Most likely I’m not understanding the problem, would appreciate if someone could clarify.
So in the simplest case of two vertices connected by an edge, your algorithm would generate a set of size 2 instead of the minimum size 1.
https://www.cl.cam.ac.uk/teaching/1415/AdvAlgo/lec8_ann.pdf contains a more correct proof.
Note the |C∗| ≥ |A| line on slide 8. That's critical to the correctness of the proof, but missing in this article.
Given a set of clauses C_1 ^ C_2 ^ ... ^ C_n where each clause is an OR of 3 logical variables, find assignments to each variable to maximize the number of clauses satisfied.
The algorithm is to just assign each variable randomly. For each clause, there are 8 possible assignments, and 7 out of 8 make the clause true. Therefore, randomly assigning them gives you a 7/8-approximation.

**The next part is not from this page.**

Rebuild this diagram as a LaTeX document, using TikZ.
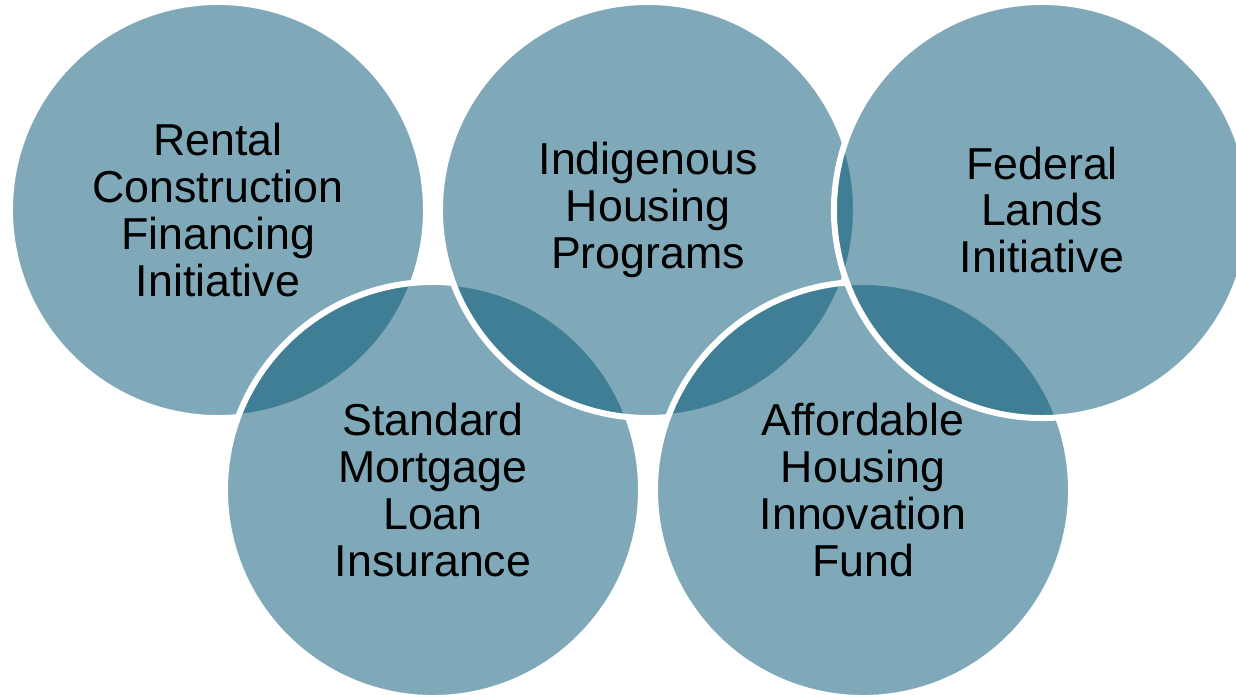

What makes this so fascinating to me is that the difference between a (polynomial) algorithm that gets 7/8 right and one that gets 8/8 right is the difference between a child randomly guessing and solving all of the world's most important problems in a single algorithm. It could be worth trillions of dollars. Of course, it's probably impossible and therefore P != NP.